A inteligência artificial também pode ser uma aliada na análise de grandes volumes de dados jurídicos. Ferramentas avançadas conseguem identificar tendências em decisões judiciais, oferecendo aos advogados informações estratégicas para orientar suas causas. Isso pode aumentar as chances de êxito em litígios complexos.
Além disso, a integração da inteligência artificial com áreas como compliance, direito tributário e direito empresarial abre espaço para novas formas de consultoria preventiva. Advogados que dominarem essas tecnologias estarão mais preparados para oferecer soluções inovadoras a seus clientes, fortalecendo sua posição no mercado.
O papel da advocacia na era da inteligência artificial
Diante desse cenário, é essencial que a advocacia adote uma postura equilibrada: aproveitar os benefícios da inteligência artificial sem abrir mão dos princípios éticos e da centralidade do ser humano no processo jurídico.
A Ordem dos Advogados, associações e instituições de ensino jurídico têm a responsabilidade de preparar profissionais para lidar com essas novas ferramentas.
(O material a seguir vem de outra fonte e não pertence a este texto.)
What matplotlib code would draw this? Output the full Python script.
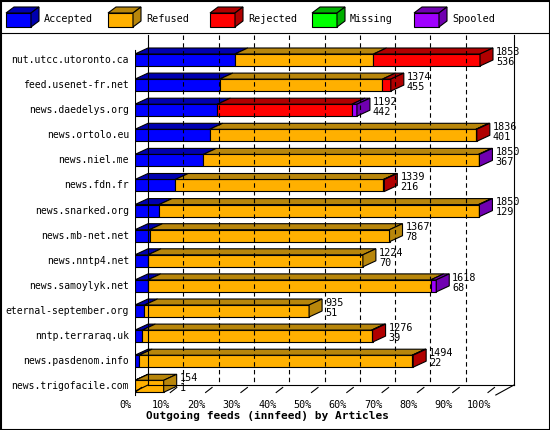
import matplotlib
matplotlib.use("Agg")
import matplotlib.pyplot as plt
from matplotlib.patches import Polygon, Rectangle

hosts = ["nut.utcc.utoronto.ca", "feed.usenet-fr.net", "news.daedelys.org", "news.ortolo.eu",
         "news.niel.me", "news.fdn.fr", "news.snarked.org", "news.mb-net.net", "news.nntp4.net",
         "news.samoylyk.net", "eternal-september.org", "nntp.terraraq.uk", "news.pasdenom.info",
         "news.trigofacile.com"]
accepted = [536, 455, 442, 401, 367, 216, 129, 78, 70, 68, 51, 39, 22, 1]
refused = [745, 874, 0, 1430, 1478, 1118, 1716, 1289, 1154, 1520, 884, 1232, 1467, 153]
rejected = [572, 45, 723, 5, 0, 5, 0, 0, 0, 0, 0, 5, 5, 0]
missing = [0] * 14
spooled = [0, 0, 27, 0, 5, 0, 5, 0, 0, 30, 0, 0, 0, 0]
totals = [1853, 1374, 1192, 1836, 1850, 1339, 1850, 1367, 1224, 1618, 935, 1276, 1494, 154]
series_names = ["Accepted", "Refused", "Rejected", "Missing", "Spooled"]
front_cols = ["#0000FF", "#FFB000", "#FF0000", "#00FF00", "#A000FF"]
dark_cols = ["#0000B0", "#B8860B", "#B00000", "#00B000", "#7000B0"]
pct_ticks = [0, 10, 20, 30, 40, 50, 60, 70, 80, 90, 100]

W, H = 550, 430
SCALE = 1896.0  # value at 100%
fig = plt.figure(figsize=(W / 100, H / 100), dpi=100)
fig.patch.set_facecolor("white")
mono = "DejaVu Sans Mono"
FS = 7.3

px0, px1, py0, py1 = 135, 530, 30, 400
ax = fig.add_axes([px0 / W, 1 - py1 / H, (px1 - px0) / W, (py1 - py0) / H])
ppv = 353.0 / SCALE
ax.set_xlim(0, (px1 - px0) / ppv)
rp = 25.1
ax.set_ylim((py1 - 60) / rp, (py0 - 60) / rp)
ax.axis("off")
dx = 13 / ppv
dy = 6 / rp
hh = 6 / rp
L = dict(lw=0.8, edgecolor="black")

nrow = len(hosts)
floor_front = (395 - 60) / rp
floor_back = floor_front - 10 / rp
top_back = (35 - 60) / rp
xmax = SCALE
ax.plot([0, 0], [(50 - 60) / rp, floor_front], color="black", lw=0.8)
ax.plot([dx, dx], [top_back, floor_back], color="black", lw=0.8)
ax.plot([xmax + 2 * dx, xmax + 2 * dx], [top_back, floor_back], color="black", lw=0.8)
ax.plot([dx, xmax + 2 * dx], [floor_back, floor_back], color="black", lw=0.8)
ax.plot([-dx * 0.6, dx], [floor_front, floor_back], color="black", lw=0.8)
ax.plot([xmax + dx * 0.6, xmax + 2 * dx], [floor_front, floor_back], color="black", lw=0.8)
for p in pct_ticks[1:-1]:
    v = p / 100 * SCALE
    ax.plot([v + dx, v + dx], [top_back, floor_back], color="black", lw=0.8, ls=(0, (4, 3)))
for p in pct_ticks:
    v = p / 100 * SCALE
    ax.plot([v, v + dx * 0.5], [floor_front - 0.1, floor_front - 0.3], color="black", lw=0.8)
    ax.text(v - 9 / ppv, floor_front + 0.2, f"{p}%", ha="center", va="top", fontsize=FS, family=mono)

for i in range(nrow):
    yc = i
    ytop, ybot = yc - hh, yc + hh
    segs = [accepted[i], refused[i], rejected[i], missing[i], spooled[i]]
    x = 0
    last = 0
    for k, s in enumerate(segs):
        if s <= 0:
            continue
        ax.add_patch(Rectangle((x, ytop), s, ybot - ytop, facecolor=front_cols[k], **L))
        ax.add_patch(Polygon([(x, ytop), (x + s, ytop), (x + s + dx, ytop - dy), (x + dx, ytop - dy)],
                             facecolor=dark_cols[k], **L))
        x += s
        last = k
    ax.add_patch(Polygon([(x, ytop), (x + dx, ytop - dy), (x + dx, ybot - dy), (x, ybot)],
                         facecolor=dark_cols[last], **L))
    ax.text(x + dx + 3 / ppv, ytop - dy - 0.05, f"{totals[i]}\n{accepted[i]}", ha="left", va="top",
            fontsize=FS, family=mono, linespacing=1.0)
    fig.text(129 / W, 1 - (60 + rp * i) / H, hosts[i], ha="right", va="center", fontsize=7.0, family=mono)

fig.text(267 / W, 1 - 416 / H, "Outgoing feeds (innfeed) by Articles", ha="center", va="center",
         fontsize=8, family=mono, weight="bold")

lax = fig.add_axes([0, 0, 1, 1])
lax.set_xlim(0, W); lax.set_ylim(H, 0); lax.axis("off")
for k, name in enumerate(series_names):
    x0 = 6 + 102 * k
    lax.add_patch(Rectangle((x0, 13), 25, 14, facecolor=front_cols[k], lw=0.8, edgecolor="black"))
    lax.add_patch(Polygon([(x0, 13), (x0 + 25, 13), (x0 + 33, 7), (x0 + 8, 7)], facecolor=dark_cols[k], lw=0.8, edgecolor="black"))
    lax.add_patch(Polygon([(x0 + 25, 13), (x0 + 33, 7), (x0 + 33, 21), (x0 + 25, 27)], facecolor=dark_cols[k], lw=0.8, edgecolor="black"))
    lax.text(x0 + 38, 19, name, ha="left", va="center", fontsize=FS, family=mono)
lax.plot([0, W], [33, 33], color="black", lw=0.8)
lax.add_patch(Rectangle((0.5, 0.5), W - 1, H - 1, fill=False, lw=1.5, edgecolor="black"))

fig.savefig("out.png", dpi=100)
Cursos de atualização, debates sobre regulação da inteligência artificial e a inclusão do tema nas faculdades de Direito são passos indispensáveis para formar uma advocacia capaz de enfrentar os desafios tecnológicos.
Outro ponto crucial é o respeito às prerrogativas da advocacia. Nenhuma tecnologia pode substituir a função essencial do advogado como garantidor da cidadania e defensor dos direitos fundamentais. A inteligência artificial deve ser vista como um instrumento de apoio, e não como substituto da prática profissional.
Por fim, é preciso lembrar que a ética deve nortear qualquer inovação. A utilização de algoritmos para análise de provas, predição de sentenças ou automatização de pareceres jurídicos não pode comprometer o devido processo legal e o direito à ampla defesa. A tecnologia deve estar a serviço da Justiça, e não o contrário.
Conclusão
A inteligência artificial no Direito representa um dos maiores desafios e, ao mesmo tempo, uma das maiores oportunidades da advocacia contemporânea. O futuro dependerá da capacidade dos profissionais e instituições em equilibrar inovação tecnológica com a preservação da ética, da dignidade da pessoa humana e da função social do Direito.
A advocacia que souber se adaptar a esse novo cenário terá muito a ganhar. Já aqueles que resistirem à transformação digital correm o risco de perder relevância. Em qualquer hipótese, a inteligência artificial veio para ficar, e o papel do advogado será garantir que ela sirva ao propósito maior da Justiça: proteger direitos e promover igualdade.